■ Given data:

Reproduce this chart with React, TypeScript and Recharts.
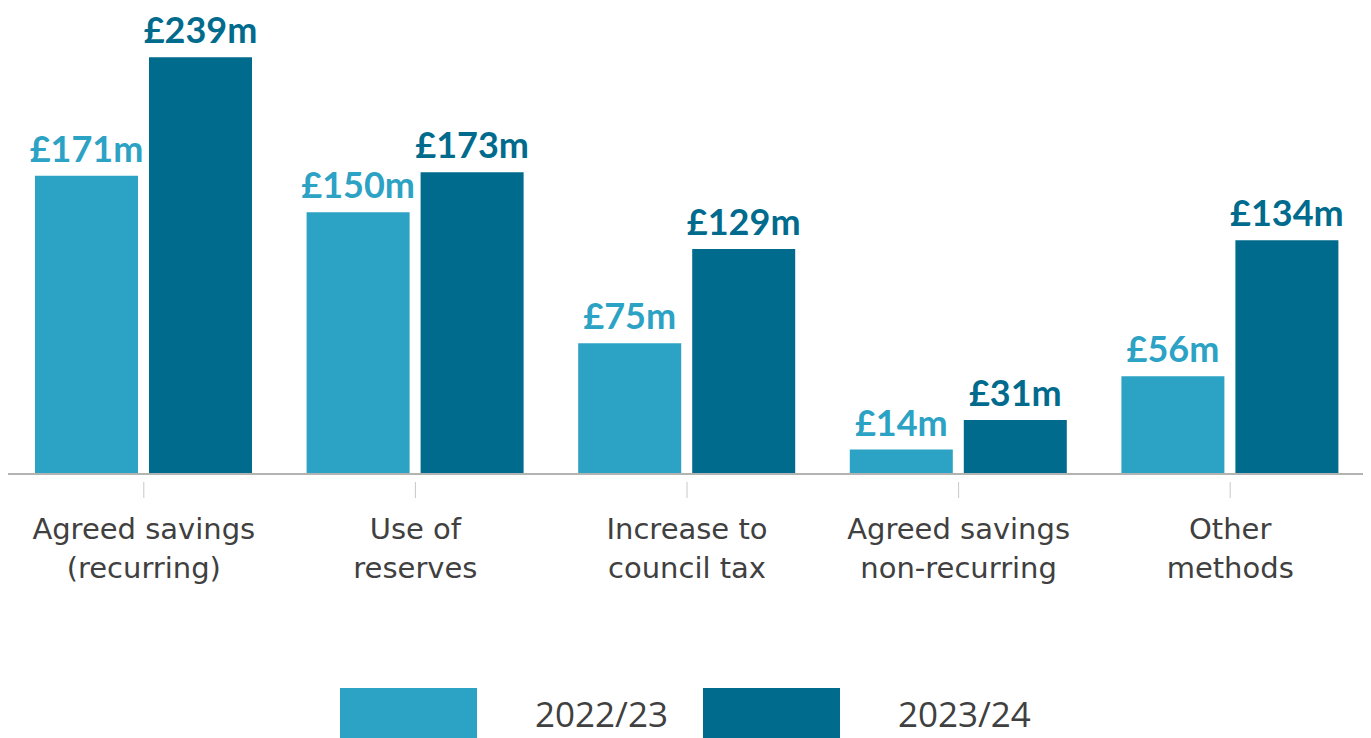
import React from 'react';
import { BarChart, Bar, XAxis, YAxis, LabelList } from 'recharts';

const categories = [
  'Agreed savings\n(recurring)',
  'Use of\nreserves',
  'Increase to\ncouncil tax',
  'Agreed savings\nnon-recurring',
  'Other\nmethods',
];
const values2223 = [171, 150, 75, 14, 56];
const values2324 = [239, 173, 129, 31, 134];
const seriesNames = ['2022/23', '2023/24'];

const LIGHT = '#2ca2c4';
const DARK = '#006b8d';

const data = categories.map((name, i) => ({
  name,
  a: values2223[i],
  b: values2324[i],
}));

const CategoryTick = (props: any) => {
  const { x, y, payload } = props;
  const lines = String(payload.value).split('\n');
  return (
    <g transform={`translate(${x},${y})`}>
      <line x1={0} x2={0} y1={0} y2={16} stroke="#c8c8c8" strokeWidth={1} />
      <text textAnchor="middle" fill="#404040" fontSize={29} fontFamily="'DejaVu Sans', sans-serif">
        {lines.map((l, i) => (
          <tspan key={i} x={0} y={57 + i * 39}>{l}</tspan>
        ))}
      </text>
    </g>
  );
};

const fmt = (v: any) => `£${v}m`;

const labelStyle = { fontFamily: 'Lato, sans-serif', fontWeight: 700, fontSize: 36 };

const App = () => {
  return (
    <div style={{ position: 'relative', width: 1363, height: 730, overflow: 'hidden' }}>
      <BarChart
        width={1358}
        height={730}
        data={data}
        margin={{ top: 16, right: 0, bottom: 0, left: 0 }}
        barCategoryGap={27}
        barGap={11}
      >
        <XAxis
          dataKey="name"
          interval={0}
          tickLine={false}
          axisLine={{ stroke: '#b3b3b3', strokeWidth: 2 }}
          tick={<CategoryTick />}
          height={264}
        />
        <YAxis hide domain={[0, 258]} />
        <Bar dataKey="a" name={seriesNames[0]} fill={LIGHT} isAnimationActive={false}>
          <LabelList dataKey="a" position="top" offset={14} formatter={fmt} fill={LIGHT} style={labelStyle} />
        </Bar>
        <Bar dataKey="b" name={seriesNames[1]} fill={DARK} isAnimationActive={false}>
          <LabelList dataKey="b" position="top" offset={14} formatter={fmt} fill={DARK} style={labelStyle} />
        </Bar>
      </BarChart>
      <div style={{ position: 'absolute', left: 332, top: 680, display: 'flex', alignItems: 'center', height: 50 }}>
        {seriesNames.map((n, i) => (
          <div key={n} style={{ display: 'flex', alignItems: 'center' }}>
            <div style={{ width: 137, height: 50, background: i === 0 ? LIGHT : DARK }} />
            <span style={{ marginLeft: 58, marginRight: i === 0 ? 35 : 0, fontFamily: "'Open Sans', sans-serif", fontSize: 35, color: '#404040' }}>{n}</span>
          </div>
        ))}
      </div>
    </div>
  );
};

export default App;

■ Required task: Give again, exactly, the lines from the start of the data through the one holding "700, fontSize: 36"; omit the pictures.

■ Result:
Reproduce this chart with React, TypeScript and Recharts.
import React from 'react';
import { BarChart, Bar, XAxis, YAxis, LabelList } from 'recharts';

const categories = [
  'Agreed savings\n(recurring)',
  'Use of\nreserves',
  'Increase to\ncouncil tax',
  'Agreed savings\nnon-recurring',
  'Other\nmethods',
];
const values2223 = [171, 150, 75, 14, 56];
const values2324 = [239, 173, 129, 31, 134];
const seriesNames = ['2022/23', '2023/24'];

const LIGHT = '#2ca2c4';
const DARK = '#006b8d';

const data = categories.map((name, i) => ({
  name,
  a: values2223[i],
  b: values2324[i],
}));

const CategoryTick = (props: any) => {
  const { x, y, payload } = props;
  const lines = String(payload.value).split('\n');
  return (
    <g transform={`translate(${x},${y})`}>
      <line x1={0} x2={0} y1={0} y2={16} stroke="#c8c8c8" strokeWidth={1} />
      <text textAnchor="middle" fill="#404040" fontSize={29} fontFamily="'DejaVu Sans', sans-serif">
        {lines.map((l, i) => (
          <tspan key={i} x={0} y={57 + i * 39}>{l}</tspan>
        ))}
      </text>
    </g>
  );
};

const fmt = (v: any) => `£${v}m`;

const labelStyle = { fontFamily: 'Lato, sans-serif', fontWeight: 700, fontSize: 36 };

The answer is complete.